Lehre soll sich lohnen: Wissenschaftsminister wollen Länder belohnen, die besonders viele Studienplätze anbieten

Studenten sollen keine Last sein, sondern sich lohnen. Bundesländer, die an ihren Hochschulen besonders viele Studierende aus anderen Ländern ausbilden, könnten künftig einen finanziellen Ausgleich erhalten. Das sieht ein neues System der Studienplatzfinanzierung vor, das Rheinland-Pfalz und Sachsen den Kultusministern vorschlagen wollen. Bislang zahlen die Länder die Studienplätze, die sie zur Verfügung stellen. Stattdessen sollen sie die Kosten für jedes Landeskind übernehmen, das ein Studium aufnimmt – egal in welchem Bundesland. Der größte Gewinner dieses neuen Finanzausgleichs wäre Berlin, das in der Anfangsphase mit mehr als 52 Millionen Euro aus den anderen Ländern rechnen könnte.

Dieses System sei eine Antwort auf den Studentenandrang, der den deutschen Hochschulen in den nächsten Jahren droht, sagte gestern der rheinland-pfälzische Wissenschaftsminister Jürgen Zöllner (SPD). Nur so würden die Länder „ein egoistisches Interesse entwickeln“, neue Studienplätze zu schaffen. Bis 2020 wird es in Deutschland 2,7 Millionen Studierende geben, jetzt sind es 1,9 Millionen.

Zöllner will zunächst nur die Studienanfänger beim so genannten „Vorteilsausgleich“ berücksichtigen, den bereits die Schweiz praktiziert. Er geht von 182 Millionen Euro aus, die zwischen den Ländern transferiert werden. Je nach Studienfach würden die Finanzminister unterschiedlich viel Geld für ihre Landeskinder an ihre Länderkollegen überweisen (siehe Kasten). Zöllner möchte auch den Bund an dem neuen Finanzausgleich beteiligen und ihn das meiste Geld zahlen lassen – obwohl die Finanzierung der Lehre Ländersache ist und Extra-Programme des Bundes nach der Föderalismusreform noch schwieriger als bisher werden sollen. Verfassungsrechtlich unbedenklich sei aber, wenn der Bund den Ländern das Studium der ausländischen Studenten zahle, sagte Zöllner. Der Vorschlag soll in die Verhandlungen um den Hochschulpakt 2020 eingehen, den Bund und Länder schließen wollen, um den erwarteten Studentenandrang zu bewältigen. Dafür hat der Bund ab 2007 jährlich zwischen 209 und 388 Millionen Euro eingeplant. Nach dem Zöllner-Modell würde der Bund anfangs 142 Millionen Euro pro Jahr zahlen. Aus dem Bundesbildungsministerium hieß es, der Bund werde sich mit dem Modell beschäftigen, „wenn sich die Kultusminister darauf tatsächlich einigen können“.

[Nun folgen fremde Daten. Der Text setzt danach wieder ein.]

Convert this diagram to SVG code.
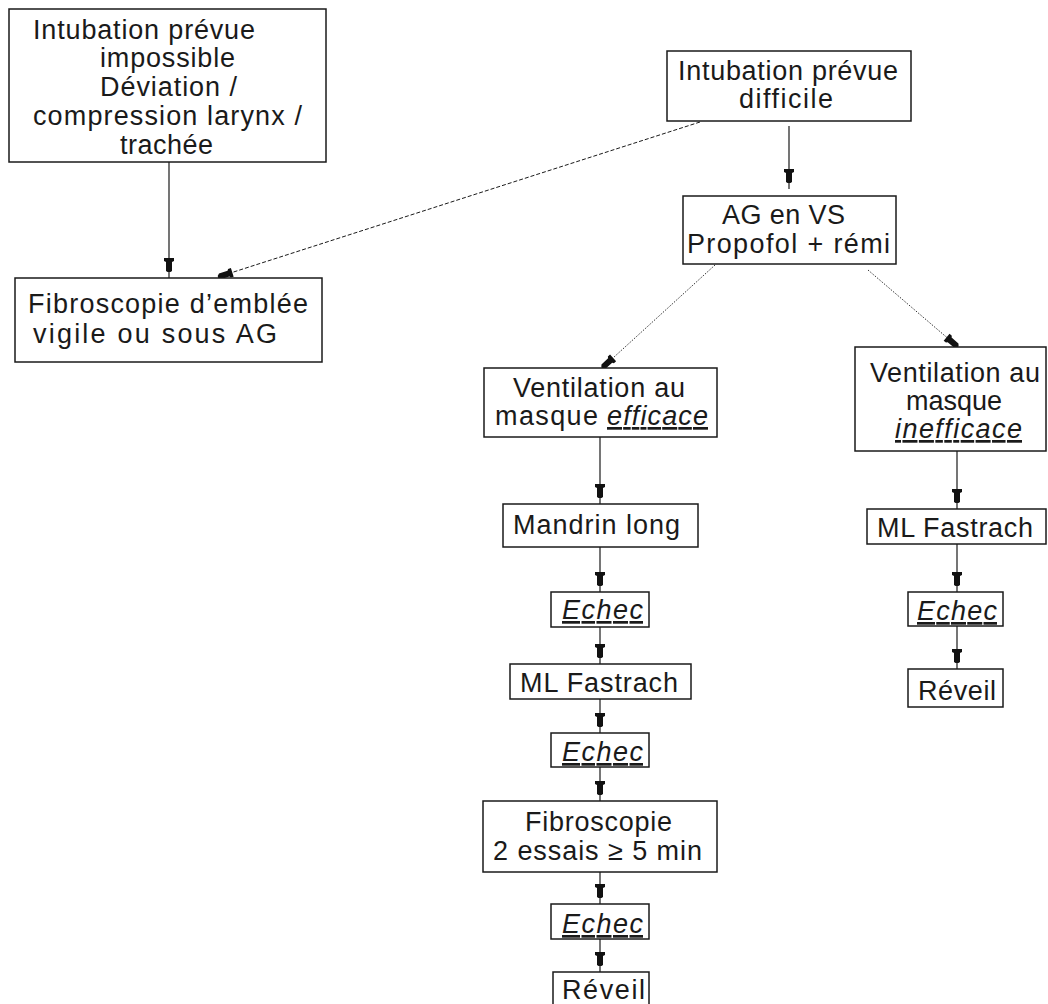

Neben Berlin könnten auch Hamburg, Sachsen und Bayern stark gewinnen. Würden alle Studenten bei dem neuen Finanzausgleich berücksichtigt, kämen für Berlin sogar bis zu 260 Millionen Euro zusammen. Zu den Verlierern gehören vor allem Brandenburg mit einem Minus von mehr als 19 Millionen Euro und Niedersachsen – das wäre ein Minus von neun Millionen (siehe Grafik).

Die Liste der Gewinner und Verlierer könnte kräftig durcheinander gewirbelt werden, wenn der Bund nicht für ausländische Studierende zahlen will. Baden-Württemberg und Nordrhein-Westfalen würden von Nehmer- zu Geberland, weil an den Unis im Südwesten und Westen viele Ausländer immatrikuliert sind.

Zöllner sagte, dass die Kultusminister bis zum Herbst über das Konzept beraten werden. Er sei zuversichtlich, dass auch potenzielle Verlierer zustimmen: „Wenn man einen Wettbewerbsföderalismus will, kann man kein Konzept ablehnen, dass Wettbewerb fördert.“ Vorstellbar seien Ausnahmen für Länder wie Brandenburg, in denen es lange Zeit keine Universitäten gegeben habe und die „historisch gewachsene Nachteile“ hätten.

Brandenburgs Wissenschaftsministerin Johanna Wanka (CDU) lehnte das Zöllner-Modell auf Anfrage ab. Es würde die Länder belohnen, deren junge Leute sesshaft seien und die bestrafen, deren Jugendlichen mobil seien. Dabei müsste die Mobilität von jungen Leuten gefördert werden. Niedersachsen wolle den Finanzausgleich für Studienplätze nicht getrennt von der Neuordnung der gesamten Bund-Länder-Finanzen diskutieren, sagte eine Sprecherin. Berlins Wissenschaftssenator Thomas Flierl (Linkspartei) begrüßte das Konzept. Berlin könnte dann überlegen, „mehr Studienplätze als bisher zur Verfügung zu stellen“.